La confiscation du passeport de Seth Kikuni, porte-parole du mouvement « Sauvons la RDC », par la Direction Générale des Migrations (DGM) soulève des interrogations fondamentales sur l’état des libertés individuelles en République Démocratique du Congo. Trente-deux jours après son interpellation à l’aéroport de N’djili, l’opposant politique brise enfin le silence, dénonçant une mesure qu’il qualifie d’« arbitraire » et de « violation flagrante » de ses droits constitutionnels.
Dans une publication sur le réseau social X, l’ancien collaborateur de Joseph Kabila a détaillé les circonstances de cette confiscation de passeport intervenant juste après sa participation au conclave de Nairobi. Le timing de cette mesure administrative interpelle : s’agit-il d’une simple coïncidence ou d’une stratégie délibérée pour museler l’opposition ? La question mérite d’être posée, tant la séquence des événements apparaît troublante.

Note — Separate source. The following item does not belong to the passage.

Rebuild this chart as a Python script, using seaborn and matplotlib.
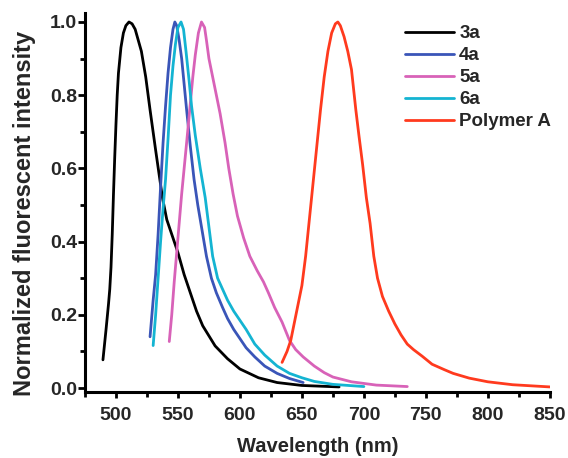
import numpy as np
import pandas as pd
import matplotlib
matplotlib.use("Agg")
import matplotlib.pyplot as plt
import seaborn as sns
from matplotlib.ticker import MultipleLocator

# ---- data ----
x_3a = [489.5, 492, 494, 495, 496, 497, 498, 499, 500, 501, 502, 504, 506, 508, 510.5, 513, 515.5, 518,
        520.5, 524, 527.5, 532, 537.5, 541, 545, 550, 555, 560, 565, 570, 580, 590, 600, 615, 630, 650, 680]
y_3a = [0.077, 0.16, 0.23, 0.27, 0.33, 0.42, 0.53, 0.63, 0.72, 0.80, 0.86, 0.93, 0.97, 0.99, 1.00, 0.995,
        0.98, 0.95, 0.92, 0.85, 0.76, 0.65, 0.52, 0.46, 0.42, 0.37, 0.31, 0.26, 0.21, 0.17, 0.115, 0.08,
        0.052, 0.028, 0.015, 0.007, 0.003]

x_4a = [527.5, 530, 532, 534, 536, 538, 540, 542, 544, 546, 547.5, 549, 551, 553, 555, 557, 560, 563,
        566, 570, 573, 577, 581, 586, 590, 595, 600, 605, 612, 620, 630, 640, 651]
y_4a = [0.14, 0.24, 0.31, 0.42, 0.55, 0.67, 0.77, 0.86, 0.93, 0.98, 1.00, 0.99, 0.95, 0.90, 0.83, 0.76,
        0.66, 0.57, 0.50, 0.42, 0.36, 0.30, 0.26, 0.22, 0.19, 0.16, 0.135, 0.11, 0.085, 0.06, 0.04, 0.026, 0.015]

x_5a = [543, 545, 547, 549, 551, 553, 555, 557, 559.5, 562, 564, 566.5, 569, 571.5, 573, 575, 578, 581,
        584, 588, 591, 594.5, 598, 603, 608, 614, 619, 623, 628, 634, 640, 645, 651, 660, 668, 675, 690,
        710, 735]
y_5a = [0.127, 0.20, 0.29, 0.37, 0.45, 0.53, 0.60, 0.67, 0.76, 0.85, 0.91, 0.97, 1.00, 0.985, 0.95, 0.90,
        0.85, 0.80, 0.75, 0.67, 0.60, 0.53, 0.47, 0.41, 0.36, 0.32, 0.29, 0.26, 0.22, 0.18, 0.13, 0.105,
        0.085, 0.06, 0.042, 0.03, 0.017, 0.008, 0.004]

x_6a = [530, 532, 534, 536, 538, 540, 542, 544, 546, 548, 550, 552.5, 554.5, 556.5, 559, 561, 564, 568,
        572, 575, 578, 582, 586, 590, 595, 600, 605, 612, 620, 630, 640, 650, 660, 675, 700]
y_6a = [0.116, 0.20, 0.30, 0.40, 0.49, 0.57, 0.68, 0.80, 0.88, 0.94, 0.985, 1.00, 0.98, 0.92, 0.84,
        0.77, 0.69, 0.60, 0.52, 0.44, 0.36, 0.30, 0.27, 0.24, 0.21, 0.185, 0.16, 0.12, 0.09, 0.06, 0.04,
        0.028, 0.018, 0.01, 0.004]

x_pa = [634, 638, 641, 644, 647, 650, 653, 656, 659, 662, 665, 668, 671, 674, 677, 679, 681, 684, 687,
        690, 693.5, 696, 699, 702, 705, 708, 711, 715, 720, 725, 730, 735, 740, 747, 755, 765, 772, 785,
        800, 820, 850]
y_pa = [0.07, 0.10, 0.13, 0.18, 0.23, 0.28, 0.36, 0.46, 0.56, 0.66, 0.76, 0.85, 0.92, 0.97, 0.995, 1.00,
        0.99, 0.96, 0.92, 0.87, 0.76, 0.69, 0.61, 0.52, 0.45, 0.36, 0.30, 0.25, 0.21, 0.175, 0.145, 0.12,
        0.105, 0.087, 0.065, 0.05, 0.04, 0.027, 0.017, 0.009, 0.003]

series_names = ["3a", "4a", "5a", "6a", "Polymer A"]
series_x = [x_3a, x_4a, x_5a, x_6a, x_pa]
series_y = [y_3a, y_4a, y_5a, y_6a, y_pa]
colors = ["#000000", "#3a55b8", "#d862b8", "#14b4d2", "#ff3a1e"]

x_ticks = [500, 550, 600, 650, 700, 750, 800, 850]
y_ticks = [0.0, 0.2, 0.4, 0.6, 0.8, 1.0]

frames = []
for n, xs, ys in zip(series_names, series_x, series_y):
    frames.append(pd.DataFrame({"Wavelength": xs, "Intensity": ys, "Sample": n}))
df = pd.concat(frames, ignore_index=True)

# ---- style ----
sns.set_style("ticks")
plt.rcParams["font.family"] = ["Liberation Sans", "DejaVu Sans"]
plt.rcParams["font.weight"] = "bold"
plt.rcParams["axes.labelweight"] = "bold"
plt.rcParams["lines.solid_joinstyle"] = "round"

fig = plt.figure(figsize=(5.68, 4.58), dpi=100)
ax = fig.add_axes([0.1496, 0.144, 0.8184, 0.828])

sns.lineplot(data=df, x="Wavelength", y="Intensity", hue="Sample", hue_order=series_names,
             palette=colors, sort=False, estimator=None, linewidth=2.0, ax=ax)

ax.set_xlim(475, 850)
ax.set_ylim(-0.011, 1.025)
ax.set_xticks(x_ticks)
ax.set_xticklabels([str(t) for t in x_ticks])
ax.set_yticks(y_ticks)
ax.set_yticklabels([f"{t:.1f}" for t in y_ticks])
ax.xaxis.set_minor_locator(MultipleLocator(25))
ax.yaxis.set_minor_locator(MultipleLocator(0.1))

for s in ["top", "right"]:
    ax.spines[s].set_visible(False)
for s in ["left", "bottom"]:
    ax.spines[s].set_linewidth(2.2)
    ax.spines[s].set_color("black")

ax.tick_params(axis="x", which="major", direction="out", length=4.5, width=2.0,
               labelsize=14, color="black", pad=6.0)
ax.tick_params(axis="y", which="major", direction="out", length=5, width=2.0,
               labelsize=14, color="black", pad=0.8)
ax.tick_params(axis="both", which="minor", direction="out", length=3.5, width=2.0, color="black")
for lab in ax.get_xticklabels() + ax.get_yticklabels():
    lab.set_fontweight("bold")

ax.set_xlabel("Wavelength (nm)", fontsize=14.5, fontweight="bold", labelpad=9.5)
ax.set_ylabel("Normalized fluorescent intensity", fontsize=17, fontweight="bold")
ax.yaxis.set_label_coords(-0.105, 0.47)

leg = ax.legend(loc="upper left", bbox_to_anchor=(0.688, 0.968), frameon=False, fontsize=13.5,
                handlelength=2.6, handletextpad=0.3, labelspacing=0.26, borderaxespad=0.0,
                borderpad=0.0)
for t in leg.get_texts():
    t.set_fontweight("bold")
for l in leg.get_lines():
    l.set_linewidth(2.0)

fig.savefig("out.png", dpi=100)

« Cette rétention, effectuée sans base légale apparente, sans décision de justice et sans notification officielle, constitue une atteinte à la liberté de circulation », affirme M. Kikuni dans son communiqué. L’argumentation juridique développée par l’opposant s’appuie sur un arsenal textuel impressionnant : Constitution congolaise, Déclaration Universelle des Droits de l’Homme, Pacte International relatif aux Droits Civils et Politiques, et Charte Africaine des Droits de l’Homme et des Peuples. Une telle accumulation de références normatives donne à réfléchir sur la légitimité de l’action des services migratoires.
Le récit des tentatives infructueuses pour récupérer son document de voyage peint le tableau d’une administration opaque, où « chantage » et « intimidation » seraient monnaie courante. Ces accusations graves, si elles s’avéraient fondées, révéleraient des pratiques pour le moins éloignées des standards d’un État de droit. La DGM se trouve ainsi placée sous le feu des projecteurs, contrainte de justifier ses procédures devant l’opinion publique.
La situation actuelle interroge sur l’équilibre des pouvoirs dans notre jeune démocratie. Jusqu’où l’exécutif peut-il aller dans la restriction des droits fondamentaux des acteurs politiques ? La confiscation de passeport comme moyen de pression sur l’opposition représente-t-elle une dérive autoritaire ou une mesure de sécurité justifiée ? Le débat dépasse largement le cas individuel de Seth Kikuni pour toucher à l’essence même de notre contrat social.
L’épisode n’est pas sans rappeler les craintes exprimées par l’intéressé lui-même avant son retour au pays, lorsqu’il évoquait la nécessité de « traverser la vallée de l’ombre de la mort ». Cette métaphore biblique, prémonitoire, souligne la perception d’un climat politique délétère où la simple expression d’opinions divergentes pourrait exposer à des représailles administratives.
La balle est désormais dans le camp des autorités congolaises. Soit elles produisent des éléments tangibles justifiant cette mesure exceptionnelle de confiscation de passeport, soit elles restituent le document et reconnaissent une erreur de procédure. Le silence actuel de l’administration contraste étrangement avec la virulence des accusations portées par l’opposant, alimentant les spéculations sur d’éventuels motifs politiques cachés.
À l’heure où la communauté internationale observe avec attention l’évolution démocratique de la RDC, ce type d’incident risque d’entacher l’image du pays et de nourrir les critiques sur les pratiques gouvernementales. La gestion transparente de ce dossier constituera un test significatif de la maturité politique de nos institutions et de leur attachement réel aux principes démocratiques.